§ WRITTEN INSTRUCTION: Working from the data below, reproduce exactly the lines starting at the one that holds "Emit a component" and ending at the one that holds "import * as". Pictures are excluded.

** START DATA PROVIDED **

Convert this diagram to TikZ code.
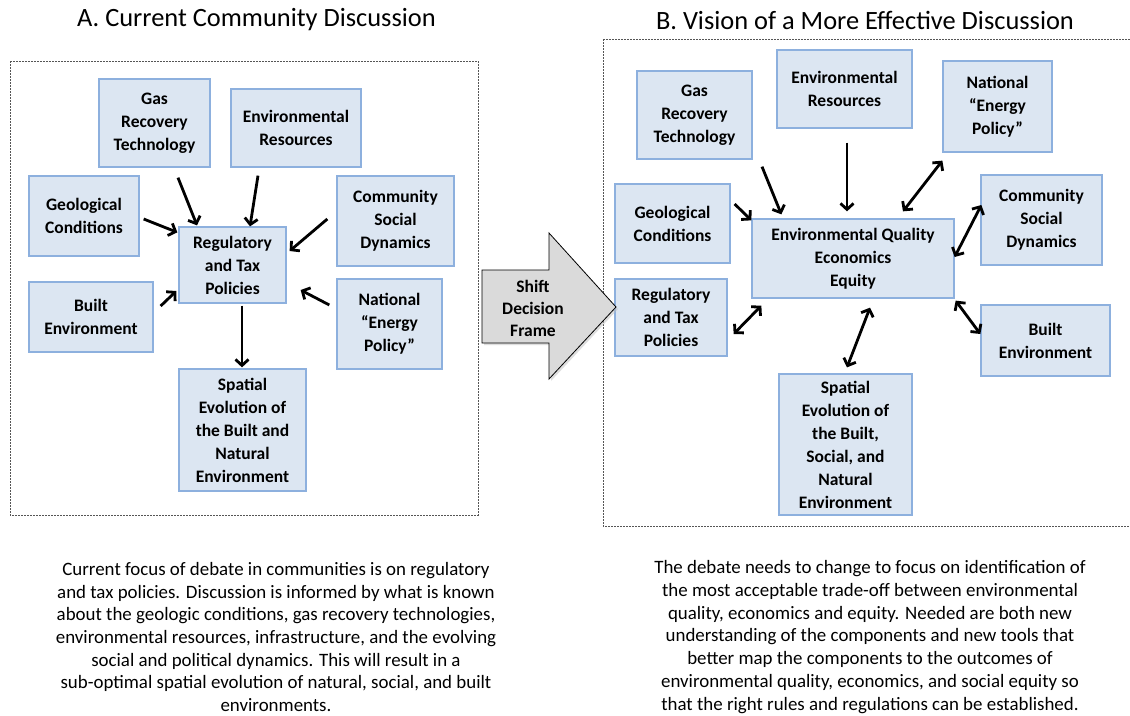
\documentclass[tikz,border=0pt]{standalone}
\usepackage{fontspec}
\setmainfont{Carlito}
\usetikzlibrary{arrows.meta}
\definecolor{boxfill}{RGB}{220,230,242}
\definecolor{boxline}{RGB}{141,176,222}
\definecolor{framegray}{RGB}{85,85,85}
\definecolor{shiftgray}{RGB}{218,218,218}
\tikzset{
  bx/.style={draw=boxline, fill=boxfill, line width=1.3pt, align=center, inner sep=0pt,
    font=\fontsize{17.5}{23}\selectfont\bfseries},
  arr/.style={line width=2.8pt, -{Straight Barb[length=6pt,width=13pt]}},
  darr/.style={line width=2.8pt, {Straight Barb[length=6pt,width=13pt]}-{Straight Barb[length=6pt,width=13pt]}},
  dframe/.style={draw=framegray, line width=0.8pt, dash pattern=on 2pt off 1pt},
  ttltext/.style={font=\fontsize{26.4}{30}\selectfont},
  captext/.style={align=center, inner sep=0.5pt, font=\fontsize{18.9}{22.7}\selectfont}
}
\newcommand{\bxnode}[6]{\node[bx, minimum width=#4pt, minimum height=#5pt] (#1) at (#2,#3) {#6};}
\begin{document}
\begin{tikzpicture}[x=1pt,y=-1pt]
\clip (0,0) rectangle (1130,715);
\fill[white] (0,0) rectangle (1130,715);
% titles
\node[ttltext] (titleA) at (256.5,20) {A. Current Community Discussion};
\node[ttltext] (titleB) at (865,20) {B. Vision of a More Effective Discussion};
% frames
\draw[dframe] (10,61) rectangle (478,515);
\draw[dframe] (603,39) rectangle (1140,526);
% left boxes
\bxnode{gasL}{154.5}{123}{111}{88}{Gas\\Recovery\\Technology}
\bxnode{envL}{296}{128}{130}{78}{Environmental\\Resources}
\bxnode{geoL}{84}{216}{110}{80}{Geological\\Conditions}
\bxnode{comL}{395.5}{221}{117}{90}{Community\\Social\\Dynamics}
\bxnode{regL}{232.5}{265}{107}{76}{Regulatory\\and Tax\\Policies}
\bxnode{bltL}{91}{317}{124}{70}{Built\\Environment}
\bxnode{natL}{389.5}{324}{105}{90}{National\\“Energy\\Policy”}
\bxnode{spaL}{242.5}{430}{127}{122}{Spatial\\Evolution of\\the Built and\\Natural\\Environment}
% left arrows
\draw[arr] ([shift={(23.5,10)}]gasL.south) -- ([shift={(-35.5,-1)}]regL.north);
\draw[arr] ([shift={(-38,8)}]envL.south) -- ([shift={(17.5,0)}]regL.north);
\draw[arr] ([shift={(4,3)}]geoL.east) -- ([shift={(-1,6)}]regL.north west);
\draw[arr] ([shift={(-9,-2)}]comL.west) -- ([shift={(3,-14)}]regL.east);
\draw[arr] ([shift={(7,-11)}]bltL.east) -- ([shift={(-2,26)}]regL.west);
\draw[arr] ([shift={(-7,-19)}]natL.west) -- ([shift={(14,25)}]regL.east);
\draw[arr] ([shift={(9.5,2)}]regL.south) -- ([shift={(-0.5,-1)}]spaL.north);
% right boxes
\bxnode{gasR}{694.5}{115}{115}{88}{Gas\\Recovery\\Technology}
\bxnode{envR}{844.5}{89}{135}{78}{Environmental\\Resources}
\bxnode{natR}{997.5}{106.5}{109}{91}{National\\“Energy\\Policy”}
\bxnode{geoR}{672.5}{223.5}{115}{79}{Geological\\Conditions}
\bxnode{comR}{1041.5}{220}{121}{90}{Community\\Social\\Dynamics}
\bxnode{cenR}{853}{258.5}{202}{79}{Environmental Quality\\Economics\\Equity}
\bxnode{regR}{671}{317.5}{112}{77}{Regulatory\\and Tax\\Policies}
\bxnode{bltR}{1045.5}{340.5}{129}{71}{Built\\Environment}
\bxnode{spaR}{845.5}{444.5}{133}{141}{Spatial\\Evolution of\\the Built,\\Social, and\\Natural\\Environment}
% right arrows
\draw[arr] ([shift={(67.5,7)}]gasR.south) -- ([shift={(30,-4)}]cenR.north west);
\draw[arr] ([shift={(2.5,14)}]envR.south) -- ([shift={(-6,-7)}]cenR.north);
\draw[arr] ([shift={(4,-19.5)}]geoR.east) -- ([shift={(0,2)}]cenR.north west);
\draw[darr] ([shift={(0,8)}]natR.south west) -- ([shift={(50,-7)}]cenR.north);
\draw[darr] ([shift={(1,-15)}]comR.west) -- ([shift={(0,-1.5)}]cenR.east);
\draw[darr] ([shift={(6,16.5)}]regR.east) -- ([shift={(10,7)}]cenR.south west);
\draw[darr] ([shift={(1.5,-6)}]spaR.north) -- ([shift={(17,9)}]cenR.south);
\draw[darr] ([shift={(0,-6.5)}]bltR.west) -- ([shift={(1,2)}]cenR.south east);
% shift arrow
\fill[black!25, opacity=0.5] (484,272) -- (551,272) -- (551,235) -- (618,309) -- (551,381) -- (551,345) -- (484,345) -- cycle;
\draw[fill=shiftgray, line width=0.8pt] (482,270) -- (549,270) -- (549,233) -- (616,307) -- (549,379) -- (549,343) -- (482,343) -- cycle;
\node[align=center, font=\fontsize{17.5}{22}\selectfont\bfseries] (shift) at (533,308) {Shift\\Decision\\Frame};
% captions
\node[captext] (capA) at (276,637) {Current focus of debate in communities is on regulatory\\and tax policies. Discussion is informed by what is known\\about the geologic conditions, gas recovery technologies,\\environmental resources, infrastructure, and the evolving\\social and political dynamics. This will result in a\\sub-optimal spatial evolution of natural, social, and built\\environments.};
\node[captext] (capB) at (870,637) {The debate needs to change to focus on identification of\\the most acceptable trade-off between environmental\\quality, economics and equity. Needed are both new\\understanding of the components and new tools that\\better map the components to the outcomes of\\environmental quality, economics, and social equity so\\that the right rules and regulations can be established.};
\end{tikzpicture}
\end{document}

** END DATA PROVIDED **
** START DATA PROVIDED **

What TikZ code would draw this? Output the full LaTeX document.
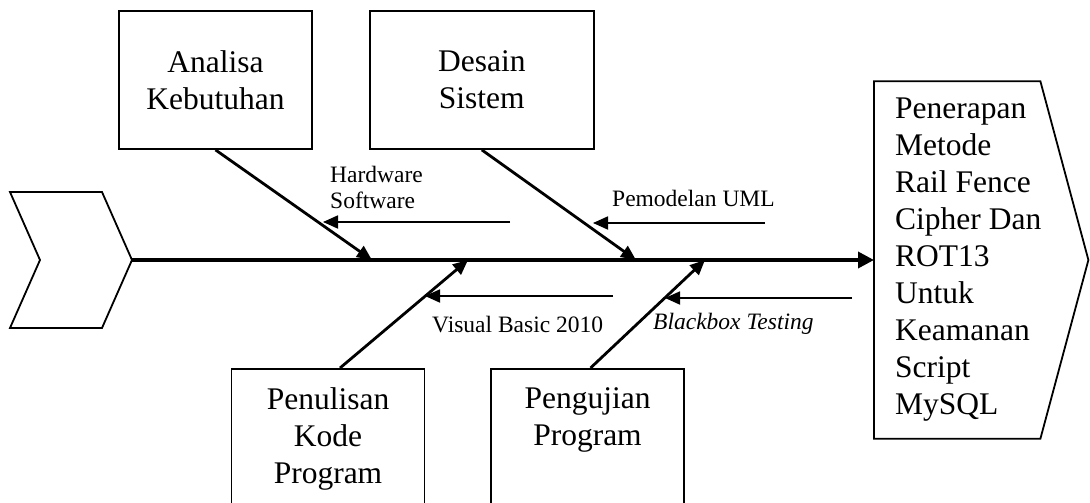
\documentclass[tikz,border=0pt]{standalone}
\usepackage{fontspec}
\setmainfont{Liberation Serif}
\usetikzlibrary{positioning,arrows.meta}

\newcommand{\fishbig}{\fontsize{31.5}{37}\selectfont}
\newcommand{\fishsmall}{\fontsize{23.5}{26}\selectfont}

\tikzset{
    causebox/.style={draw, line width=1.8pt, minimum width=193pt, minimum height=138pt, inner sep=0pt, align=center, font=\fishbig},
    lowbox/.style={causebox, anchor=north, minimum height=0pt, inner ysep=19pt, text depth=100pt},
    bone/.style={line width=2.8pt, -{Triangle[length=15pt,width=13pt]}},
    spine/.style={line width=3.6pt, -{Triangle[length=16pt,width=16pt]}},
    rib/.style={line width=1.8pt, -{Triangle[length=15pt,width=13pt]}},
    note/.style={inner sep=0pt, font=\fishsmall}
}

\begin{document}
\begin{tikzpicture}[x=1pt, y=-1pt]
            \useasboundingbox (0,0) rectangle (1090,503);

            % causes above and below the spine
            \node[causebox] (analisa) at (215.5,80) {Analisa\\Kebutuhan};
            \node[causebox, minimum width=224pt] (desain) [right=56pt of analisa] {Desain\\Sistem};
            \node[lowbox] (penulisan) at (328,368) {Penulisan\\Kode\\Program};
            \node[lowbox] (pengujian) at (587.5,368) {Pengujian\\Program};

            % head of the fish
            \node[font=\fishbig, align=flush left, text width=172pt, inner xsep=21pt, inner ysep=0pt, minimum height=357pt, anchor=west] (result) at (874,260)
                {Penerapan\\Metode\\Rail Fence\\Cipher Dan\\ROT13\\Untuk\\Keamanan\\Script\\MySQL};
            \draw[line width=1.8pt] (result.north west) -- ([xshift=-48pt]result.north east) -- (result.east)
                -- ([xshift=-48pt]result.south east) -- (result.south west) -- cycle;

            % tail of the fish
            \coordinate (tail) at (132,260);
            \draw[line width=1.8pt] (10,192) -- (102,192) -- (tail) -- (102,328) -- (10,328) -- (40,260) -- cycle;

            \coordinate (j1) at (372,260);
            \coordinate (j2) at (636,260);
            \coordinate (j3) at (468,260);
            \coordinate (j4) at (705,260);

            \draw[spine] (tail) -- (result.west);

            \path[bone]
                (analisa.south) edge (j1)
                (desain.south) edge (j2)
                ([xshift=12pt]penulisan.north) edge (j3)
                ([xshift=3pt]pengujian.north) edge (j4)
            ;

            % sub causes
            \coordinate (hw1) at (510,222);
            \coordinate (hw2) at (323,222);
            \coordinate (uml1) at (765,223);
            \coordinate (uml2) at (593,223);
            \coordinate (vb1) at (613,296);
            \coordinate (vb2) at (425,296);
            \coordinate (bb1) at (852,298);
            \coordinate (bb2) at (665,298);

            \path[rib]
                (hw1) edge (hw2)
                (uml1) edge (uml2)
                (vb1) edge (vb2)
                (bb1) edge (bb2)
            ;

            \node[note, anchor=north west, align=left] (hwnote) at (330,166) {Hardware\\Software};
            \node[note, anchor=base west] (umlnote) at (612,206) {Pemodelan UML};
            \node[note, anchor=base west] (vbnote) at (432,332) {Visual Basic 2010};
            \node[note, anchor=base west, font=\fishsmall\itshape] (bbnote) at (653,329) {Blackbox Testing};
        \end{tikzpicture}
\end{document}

** END DATA PROVIDED **
** START DATA PROVIDED **

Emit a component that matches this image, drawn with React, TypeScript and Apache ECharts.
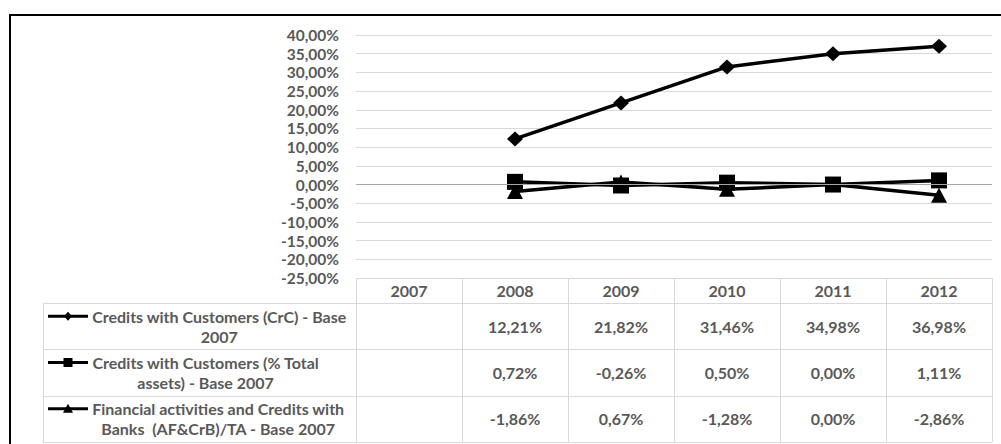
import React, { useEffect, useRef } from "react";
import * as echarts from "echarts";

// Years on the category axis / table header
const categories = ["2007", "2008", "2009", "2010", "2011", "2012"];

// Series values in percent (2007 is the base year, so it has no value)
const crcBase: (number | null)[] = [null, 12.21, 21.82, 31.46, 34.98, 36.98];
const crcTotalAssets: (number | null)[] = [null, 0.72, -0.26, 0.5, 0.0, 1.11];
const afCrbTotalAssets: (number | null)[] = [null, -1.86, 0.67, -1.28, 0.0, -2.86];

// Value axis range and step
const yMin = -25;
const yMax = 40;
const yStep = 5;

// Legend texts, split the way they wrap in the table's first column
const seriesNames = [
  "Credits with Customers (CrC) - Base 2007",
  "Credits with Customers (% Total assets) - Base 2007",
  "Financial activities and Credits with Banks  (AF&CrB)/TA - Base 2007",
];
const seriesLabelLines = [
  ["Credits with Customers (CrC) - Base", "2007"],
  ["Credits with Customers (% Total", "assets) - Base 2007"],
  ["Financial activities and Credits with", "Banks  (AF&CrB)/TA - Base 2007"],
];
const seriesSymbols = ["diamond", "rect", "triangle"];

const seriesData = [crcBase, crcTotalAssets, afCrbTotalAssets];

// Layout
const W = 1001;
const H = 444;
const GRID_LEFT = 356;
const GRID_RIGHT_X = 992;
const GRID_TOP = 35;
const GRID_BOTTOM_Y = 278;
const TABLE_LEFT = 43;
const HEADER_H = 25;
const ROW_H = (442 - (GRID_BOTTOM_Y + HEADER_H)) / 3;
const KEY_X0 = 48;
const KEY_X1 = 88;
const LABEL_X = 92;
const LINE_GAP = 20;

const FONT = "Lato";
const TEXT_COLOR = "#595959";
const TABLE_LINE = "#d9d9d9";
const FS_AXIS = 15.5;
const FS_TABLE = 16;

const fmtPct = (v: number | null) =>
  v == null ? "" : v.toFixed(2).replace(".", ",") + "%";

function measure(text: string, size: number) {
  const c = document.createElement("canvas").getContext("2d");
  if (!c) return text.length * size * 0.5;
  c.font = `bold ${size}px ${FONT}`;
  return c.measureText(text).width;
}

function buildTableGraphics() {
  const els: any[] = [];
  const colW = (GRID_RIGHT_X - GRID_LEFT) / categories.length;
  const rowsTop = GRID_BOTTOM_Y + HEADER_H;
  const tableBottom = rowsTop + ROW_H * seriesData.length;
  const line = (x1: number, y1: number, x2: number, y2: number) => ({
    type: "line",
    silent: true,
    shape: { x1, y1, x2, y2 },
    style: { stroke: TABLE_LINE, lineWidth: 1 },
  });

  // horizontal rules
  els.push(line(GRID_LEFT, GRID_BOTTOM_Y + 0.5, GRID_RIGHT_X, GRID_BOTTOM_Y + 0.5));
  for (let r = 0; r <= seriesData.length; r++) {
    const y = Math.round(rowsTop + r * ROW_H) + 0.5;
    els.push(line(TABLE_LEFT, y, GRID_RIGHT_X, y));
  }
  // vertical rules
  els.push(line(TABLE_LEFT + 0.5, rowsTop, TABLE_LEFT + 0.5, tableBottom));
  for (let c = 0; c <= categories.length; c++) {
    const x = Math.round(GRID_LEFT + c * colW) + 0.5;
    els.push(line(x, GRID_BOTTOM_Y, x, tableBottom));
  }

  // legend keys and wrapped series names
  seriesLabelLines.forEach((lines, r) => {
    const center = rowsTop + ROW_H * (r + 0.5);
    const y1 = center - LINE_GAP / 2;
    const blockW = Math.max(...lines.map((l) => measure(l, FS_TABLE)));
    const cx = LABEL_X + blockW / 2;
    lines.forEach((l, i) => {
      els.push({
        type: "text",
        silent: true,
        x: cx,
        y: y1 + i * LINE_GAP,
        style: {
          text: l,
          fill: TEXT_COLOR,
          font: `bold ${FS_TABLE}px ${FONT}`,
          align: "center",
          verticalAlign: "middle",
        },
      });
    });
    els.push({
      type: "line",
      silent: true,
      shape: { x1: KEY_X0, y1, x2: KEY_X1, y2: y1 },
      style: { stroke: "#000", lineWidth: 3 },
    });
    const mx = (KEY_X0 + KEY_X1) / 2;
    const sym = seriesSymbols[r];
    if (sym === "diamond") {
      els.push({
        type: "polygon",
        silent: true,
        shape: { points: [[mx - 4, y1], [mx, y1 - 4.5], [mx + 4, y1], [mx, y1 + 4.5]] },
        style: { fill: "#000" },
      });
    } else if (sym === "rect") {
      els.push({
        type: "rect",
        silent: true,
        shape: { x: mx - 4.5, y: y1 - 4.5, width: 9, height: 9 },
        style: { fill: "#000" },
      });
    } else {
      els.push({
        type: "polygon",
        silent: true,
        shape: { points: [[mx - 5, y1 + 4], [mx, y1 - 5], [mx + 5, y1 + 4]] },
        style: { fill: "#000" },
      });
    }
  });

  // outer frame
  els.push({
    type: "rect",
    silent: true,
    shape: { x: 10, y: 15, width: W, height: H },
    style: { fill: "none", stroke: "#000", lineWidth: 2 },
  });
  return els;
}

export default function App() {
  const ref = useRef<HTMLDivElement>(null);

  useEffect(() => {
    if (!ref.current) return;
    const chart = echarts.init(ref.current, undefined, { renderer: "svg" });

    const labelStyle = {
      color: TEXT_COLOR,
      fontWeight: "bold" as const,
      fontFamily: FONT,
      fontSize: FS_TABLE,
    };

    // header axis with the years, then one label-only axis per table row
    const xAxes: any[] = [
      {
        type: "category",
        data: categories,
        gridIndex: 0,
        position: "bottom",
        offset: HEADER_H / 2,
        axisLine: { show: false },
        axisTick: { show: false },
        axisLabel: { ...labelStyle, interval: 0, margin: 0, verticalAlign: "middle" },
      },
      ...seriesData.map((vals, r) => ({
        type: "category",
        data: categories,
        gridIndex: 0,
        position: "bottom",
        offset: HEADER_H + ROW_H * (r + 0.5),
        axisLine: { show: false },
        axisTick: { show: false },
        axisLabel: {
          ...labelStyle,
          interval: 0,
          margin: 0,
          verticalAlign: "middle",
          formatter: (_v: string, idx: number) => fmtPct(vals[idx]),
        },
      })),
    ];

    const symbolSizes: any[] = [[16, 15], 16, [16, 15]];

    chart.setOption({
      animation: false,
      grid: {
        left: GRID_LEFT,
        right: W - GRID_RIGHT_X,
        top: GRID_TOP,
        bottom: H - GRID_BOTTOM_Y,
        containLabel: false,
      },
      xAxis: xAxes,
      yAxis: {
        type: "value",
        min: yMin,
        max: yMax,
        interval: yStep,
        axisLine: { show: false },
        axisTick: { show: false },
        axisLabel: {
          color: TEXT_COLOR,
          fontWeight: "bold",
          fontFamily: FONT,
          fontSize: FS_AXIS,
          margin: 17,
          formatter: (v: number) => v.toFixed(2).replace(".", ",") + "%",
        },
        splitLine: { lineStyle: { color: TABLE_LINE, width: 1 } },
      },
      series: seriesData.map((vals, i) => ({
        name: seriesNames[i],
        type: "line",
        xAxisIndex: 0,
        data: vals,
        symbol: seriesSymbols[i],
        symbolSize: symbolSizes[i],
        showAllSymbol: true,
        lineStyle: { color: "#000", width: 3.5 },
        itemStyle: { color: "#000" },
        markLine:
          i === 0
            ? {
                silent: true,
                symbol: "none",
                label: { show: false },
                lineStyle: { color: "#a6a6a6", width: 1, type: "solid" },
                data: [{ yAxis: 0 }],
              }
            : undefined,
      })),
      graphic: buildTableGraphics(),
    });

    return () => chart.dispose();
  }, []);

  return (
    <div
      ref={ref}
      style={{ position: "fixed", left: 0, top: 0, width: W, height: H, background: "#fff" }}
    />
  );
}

** END DATA PROVIDED **

§ SOLUTION FOR THIS TASK:
Emit a component that matches this image, drawn with React, TypeScript and Apache ECharts.
import React, { useEffect, useRef } from "react";
import * as echarts from "echarts";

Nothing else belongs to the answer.